▸ **GOAL OF THE EXERCISE**:
Write out again, unaltered, the lines from the start through the line containing "from matplotlib.lines import Line2D".

▸ **SUPPLIED MATERIAL**:
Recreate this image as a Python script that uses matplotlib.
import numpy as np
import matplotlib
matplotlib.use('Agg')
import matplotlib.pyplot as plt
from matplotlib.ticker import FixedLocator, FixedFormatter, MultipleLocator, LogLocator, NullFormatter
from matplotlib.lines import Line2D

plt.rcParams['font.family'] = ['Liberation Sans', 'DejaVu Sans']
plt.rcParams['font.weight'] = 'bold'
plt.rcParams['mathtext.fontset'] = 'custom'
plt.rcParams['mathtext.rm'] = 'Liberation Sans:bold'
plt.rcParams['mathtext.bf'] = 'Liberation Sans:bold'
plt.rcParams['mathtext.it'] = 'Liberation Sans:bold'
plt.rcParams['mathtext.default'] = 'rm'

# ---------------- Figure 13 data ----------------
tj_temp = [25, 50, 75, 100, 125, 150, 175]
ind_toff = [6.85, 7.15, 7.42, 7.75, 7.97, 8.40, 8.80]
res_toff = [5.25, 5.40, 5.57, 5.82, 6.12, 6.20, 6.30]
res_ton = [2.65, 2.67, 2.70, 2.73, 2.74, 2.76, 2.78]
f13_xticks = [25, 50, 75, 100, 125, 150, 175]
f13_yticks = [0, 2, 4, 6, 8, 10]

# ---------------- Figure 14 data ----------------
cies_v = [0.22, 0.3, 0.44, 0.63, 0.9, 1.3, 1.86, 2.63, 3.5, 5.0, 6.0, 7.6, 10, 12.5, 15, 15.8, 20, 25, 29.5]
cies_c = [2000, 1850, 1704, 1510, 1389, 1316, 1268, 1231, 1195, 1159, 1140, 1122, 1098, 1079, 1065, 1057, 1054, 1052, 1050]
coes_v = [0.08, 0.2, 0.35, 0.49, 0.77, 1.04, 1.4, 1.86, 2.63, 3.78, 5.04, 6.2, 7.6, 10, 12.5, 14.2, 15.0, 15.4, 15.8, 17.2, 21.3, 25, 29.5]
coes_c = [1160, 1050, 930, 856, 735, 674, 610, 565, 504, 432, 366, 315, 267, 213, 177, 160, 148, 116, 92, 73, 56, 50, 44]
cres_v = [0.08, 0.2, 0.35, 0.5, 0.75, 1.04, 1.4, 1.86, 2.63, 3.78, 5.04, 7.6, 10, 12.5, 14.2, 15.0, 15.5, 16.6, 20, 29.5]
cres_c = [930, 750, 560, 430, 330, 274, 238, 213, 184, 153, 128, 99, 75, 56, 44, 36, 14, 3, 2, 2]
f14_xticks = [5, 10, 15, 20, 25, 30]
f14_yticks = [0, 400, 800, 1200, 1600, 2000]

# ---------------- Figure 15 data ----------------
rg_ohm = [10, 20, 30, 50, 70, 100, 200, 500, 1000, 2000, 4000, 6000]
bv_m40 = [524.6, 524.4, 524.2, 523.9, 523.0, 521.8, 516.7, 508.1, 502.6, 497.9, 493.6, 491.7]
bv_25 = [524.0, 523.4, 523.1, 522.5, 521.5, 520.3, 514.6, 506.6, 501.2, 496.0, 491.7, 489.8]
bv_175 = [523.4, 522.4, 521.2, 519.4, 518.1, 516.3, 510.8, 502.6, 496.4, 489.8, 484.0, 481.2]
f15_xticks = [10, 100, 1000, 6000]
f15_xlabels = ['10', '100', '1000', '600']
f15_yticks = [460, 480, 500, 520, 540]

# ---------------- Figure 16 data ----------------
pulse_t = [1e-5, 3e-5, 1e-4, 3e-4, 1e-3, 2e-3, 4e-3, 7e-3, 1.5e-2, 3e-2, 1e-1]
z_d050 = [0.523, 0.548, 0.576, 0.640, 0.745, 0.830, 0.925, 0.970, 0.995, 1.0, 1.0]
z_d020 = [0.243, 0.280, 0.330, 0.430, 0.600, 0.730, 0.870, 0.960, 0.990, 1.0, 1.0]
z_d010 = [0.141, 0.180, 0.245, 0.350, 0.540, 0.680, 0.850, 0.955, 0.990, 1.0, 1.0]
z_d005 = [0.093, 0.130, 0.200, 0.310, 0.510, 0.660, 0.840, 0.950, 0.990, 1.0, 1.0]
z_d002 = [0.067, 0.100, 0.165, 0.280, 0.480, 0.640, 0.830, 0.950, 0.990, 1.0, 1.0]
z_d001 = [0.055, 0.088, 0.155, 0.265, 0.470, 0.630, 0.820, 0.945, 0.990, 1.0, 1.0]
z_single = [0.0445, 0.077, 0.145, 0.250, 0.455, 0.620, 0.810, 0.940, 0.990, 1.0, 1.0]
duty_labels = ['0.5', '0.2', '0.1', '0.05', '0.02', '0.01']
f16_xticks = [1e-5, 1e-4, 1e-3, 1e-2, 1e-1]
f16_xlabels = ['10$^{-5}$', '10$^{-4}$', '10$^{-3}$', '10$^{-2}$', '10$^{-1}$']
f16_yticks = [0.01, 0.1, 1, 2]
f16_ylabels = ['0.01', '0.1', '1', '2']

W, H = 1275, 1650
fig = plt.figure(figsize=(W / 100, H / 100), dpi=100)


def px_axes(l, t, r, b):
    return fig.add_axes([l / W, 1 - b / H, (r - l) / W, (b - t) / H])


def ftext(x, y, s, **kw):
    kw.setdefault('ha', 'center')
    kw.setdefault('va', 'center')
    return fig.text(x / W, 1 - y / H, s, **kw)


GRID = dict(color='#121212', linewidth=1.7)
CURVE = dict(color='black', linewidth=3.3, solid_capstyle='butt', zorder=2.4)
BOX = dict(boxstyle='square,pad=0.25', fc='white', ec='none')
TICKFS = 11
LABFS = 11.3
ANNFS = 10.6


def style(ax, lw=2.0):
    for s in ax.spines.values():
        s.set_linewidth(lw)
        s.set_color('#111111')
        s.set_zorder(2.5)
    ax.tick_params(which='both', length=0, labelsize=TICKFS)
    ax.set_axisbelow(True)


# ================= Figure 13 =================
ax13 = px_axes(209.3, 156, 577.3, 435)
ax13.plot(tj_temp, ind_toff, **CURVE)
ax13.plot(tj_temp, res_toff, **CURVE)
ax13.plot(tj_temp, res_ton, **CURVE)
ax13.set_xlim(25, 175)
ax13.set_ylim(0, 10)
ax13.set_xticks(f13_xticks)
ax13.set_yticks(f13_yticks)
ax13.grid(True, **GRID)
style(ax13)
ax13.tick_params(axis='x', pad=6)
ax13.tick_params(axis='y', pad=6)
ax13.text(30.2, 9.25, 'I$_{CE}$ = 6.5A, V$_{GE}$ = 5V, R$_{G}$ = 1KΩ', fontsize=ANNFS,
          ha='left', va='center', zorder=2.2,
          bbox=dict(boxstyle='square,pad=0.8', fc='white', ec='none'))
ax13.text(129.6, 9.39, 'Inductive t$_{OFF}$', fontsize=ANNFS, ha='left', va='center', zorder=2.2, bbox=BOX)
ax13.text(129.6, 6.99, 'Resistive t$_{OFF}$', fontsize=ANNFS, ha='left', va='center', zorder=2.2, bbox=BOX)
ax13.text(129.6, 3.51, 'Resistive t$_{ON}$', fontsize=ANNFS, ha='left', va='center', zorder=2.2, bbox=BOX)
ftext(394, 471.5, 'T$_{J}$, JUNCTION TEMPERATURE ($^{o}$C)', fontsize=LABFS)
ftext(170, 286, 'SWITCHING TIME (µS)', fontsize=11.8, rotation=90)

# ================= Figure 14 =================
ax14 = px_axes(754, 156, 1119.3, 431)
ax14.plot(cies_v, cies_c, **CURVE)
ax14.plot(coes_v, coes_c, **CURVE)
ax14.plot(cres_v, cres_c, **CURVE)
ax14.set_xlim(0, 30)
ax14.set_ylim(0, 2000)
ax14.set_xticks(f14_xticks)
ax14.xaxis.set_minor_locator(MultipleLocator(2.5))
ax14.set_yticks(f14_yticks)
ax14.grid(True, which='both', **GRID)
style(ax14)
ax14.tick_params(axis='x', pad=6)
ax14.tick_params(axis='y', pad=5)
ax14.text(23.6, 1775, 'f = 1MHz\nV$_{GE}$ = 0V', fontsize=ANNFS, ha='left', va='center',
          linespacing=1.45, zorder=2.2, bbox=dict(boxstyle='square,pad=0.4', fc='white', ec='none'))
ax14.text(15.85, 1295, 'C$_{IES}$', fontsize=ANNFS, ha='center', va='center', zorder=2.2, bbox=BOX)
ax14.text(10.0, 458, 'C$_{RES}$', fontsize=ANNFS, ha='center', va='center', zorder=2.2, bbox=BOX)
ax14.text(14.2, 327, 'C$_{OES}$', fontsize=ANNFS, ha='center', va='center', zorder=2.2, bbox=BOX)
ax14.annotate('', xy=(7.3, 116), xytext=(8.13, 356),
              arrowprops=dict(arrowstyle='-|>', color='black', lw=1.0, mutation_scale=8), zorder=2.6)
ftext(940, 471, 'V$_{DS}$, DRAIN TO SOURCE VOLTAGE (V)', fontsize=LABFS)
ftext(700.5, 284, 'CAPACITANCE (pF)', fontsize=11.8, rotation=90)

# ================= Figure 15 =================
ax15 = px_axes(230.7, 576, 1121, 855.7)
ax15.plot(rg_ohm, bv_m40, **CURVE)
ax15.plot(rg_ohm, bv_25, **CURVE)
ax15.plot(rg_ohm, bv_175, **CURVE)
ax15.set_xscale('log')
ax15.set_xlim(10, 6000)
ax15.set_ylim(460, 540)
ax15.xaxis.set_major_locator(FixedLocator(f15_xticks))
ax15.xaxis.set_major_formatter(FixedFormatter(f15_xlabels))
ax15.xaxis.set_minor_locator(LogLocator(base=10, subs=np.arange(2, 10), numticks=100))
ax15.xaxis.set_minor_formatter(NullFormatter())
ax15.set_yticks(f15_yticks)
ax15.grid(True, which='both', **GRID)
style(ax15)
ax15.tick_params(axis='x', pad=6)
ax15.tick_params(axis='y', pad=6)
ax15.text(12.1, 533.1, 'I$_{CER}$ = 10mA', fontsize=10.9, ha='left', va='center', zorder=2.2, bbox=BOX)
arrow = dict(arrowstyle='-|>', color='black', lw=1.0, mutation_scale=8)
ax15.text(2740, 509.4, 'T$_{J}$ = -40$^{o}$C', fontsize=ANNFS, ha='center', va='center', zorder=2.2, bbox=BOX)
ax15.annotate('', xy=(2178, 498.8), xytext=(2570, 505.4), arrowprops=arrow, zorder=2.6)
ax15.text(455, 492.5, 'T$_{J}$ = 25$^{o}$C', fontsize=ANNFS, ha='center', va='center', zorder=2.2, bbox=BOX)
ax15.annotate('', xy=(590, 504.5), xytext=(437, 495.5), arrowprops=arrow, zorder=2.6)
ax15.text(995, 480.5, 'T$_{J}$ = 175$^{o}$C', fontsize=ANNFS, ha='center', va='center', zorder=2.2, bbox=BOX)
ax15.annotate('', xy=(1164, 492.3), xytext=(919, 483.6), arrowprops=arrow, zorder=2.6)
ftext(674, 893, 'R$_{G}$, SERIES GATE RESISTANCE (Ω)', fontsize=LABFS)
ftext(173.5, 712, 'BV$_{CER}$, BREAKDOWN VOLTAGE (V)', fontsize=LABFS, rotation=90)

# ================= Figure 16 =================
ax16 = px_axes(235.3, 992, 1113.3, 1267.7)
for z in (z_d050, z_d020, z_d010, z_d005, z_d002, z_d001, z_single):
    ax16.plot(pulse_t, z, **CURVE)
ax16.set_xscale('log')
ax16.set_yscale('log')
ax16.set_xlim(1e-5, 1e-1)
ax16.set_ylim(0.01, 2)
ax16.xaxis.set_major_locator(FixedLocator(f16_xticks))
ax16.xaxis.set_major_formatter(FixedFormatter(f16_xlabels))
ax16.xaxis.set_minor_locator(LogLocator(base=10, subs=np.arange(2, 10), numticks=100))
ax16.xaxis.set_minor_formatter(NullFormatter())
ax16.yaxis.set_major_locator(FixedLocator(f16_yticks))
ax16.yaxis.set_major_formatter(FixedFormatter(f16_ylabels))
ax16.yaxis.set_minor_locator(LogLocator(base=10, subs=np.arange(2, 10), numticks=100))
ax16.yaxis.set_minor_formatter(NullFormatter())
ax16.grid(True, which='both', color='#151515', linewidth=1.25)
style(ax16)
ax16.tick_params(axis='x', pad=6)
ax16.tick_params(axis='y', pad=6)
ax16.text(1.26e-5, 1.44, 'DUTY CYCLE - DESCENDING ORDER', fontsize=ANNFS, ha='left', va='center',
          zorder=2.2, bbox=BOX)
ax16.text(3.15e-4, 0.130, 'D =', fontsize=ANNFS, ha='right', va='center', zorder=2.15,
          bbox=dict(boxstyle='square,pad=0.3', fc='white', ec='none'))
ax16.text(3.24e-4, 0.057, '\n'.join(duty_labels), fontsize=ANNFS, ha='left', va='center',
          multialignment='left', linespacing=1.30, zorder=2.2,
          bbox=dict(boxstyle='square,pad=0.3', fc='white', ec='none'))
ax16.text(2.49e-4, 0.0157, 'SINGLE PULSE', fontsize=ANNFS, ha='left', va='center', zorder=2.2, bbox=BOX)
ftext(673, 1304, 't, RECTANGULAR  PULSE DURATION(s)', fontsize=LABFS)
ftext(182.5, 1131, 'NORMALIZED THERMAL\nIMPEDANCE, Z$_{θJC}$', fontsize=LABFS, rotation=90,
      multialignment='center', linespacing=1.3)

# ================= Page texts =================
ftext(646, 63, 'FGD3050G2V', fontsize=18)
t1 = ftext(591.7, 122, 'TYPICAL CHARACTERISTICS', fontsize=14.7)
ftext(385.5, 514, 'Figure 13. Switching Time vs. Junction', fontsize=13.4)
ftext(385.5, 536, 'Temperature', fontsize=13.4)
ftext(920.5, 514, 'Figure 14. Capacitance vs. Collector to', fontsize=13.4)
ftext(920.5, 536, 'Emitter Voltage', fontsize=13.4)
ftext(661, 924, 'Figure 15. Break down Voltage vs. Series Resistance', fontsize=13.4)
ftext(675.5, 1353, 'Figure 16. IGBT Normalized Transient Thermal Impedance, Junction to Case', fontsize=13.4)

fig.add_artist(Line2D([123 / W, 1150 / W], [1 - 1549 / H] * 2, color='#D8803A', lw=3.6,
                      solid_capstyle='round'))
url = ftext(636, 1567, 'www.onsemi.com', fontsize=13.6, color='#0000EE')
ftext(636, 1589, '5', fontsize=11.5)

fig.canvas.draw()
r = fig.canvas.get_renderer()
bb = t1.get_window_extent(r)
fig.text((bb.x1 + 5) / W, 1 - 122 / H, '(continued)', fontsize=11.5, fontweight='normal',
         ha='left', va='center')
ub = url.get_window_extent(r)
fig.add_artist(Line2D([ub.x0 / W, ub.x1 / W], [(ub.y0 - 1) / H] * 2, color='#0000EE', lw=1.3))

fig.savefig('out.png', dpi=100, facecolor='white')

▸ **PROBLEM SOLUTION**:
Recreate this image as a Python script that uses matplotlib.
import numpy as np
import matplotlib
matplotlib.use('Agg')
import matplotlib.pyplot as plt
from matplotlib.ticker import FixedLocator, FixedFormatter, MultipleLocator, LogLocator, NullFormatter
from matplotlib.lines import Line2D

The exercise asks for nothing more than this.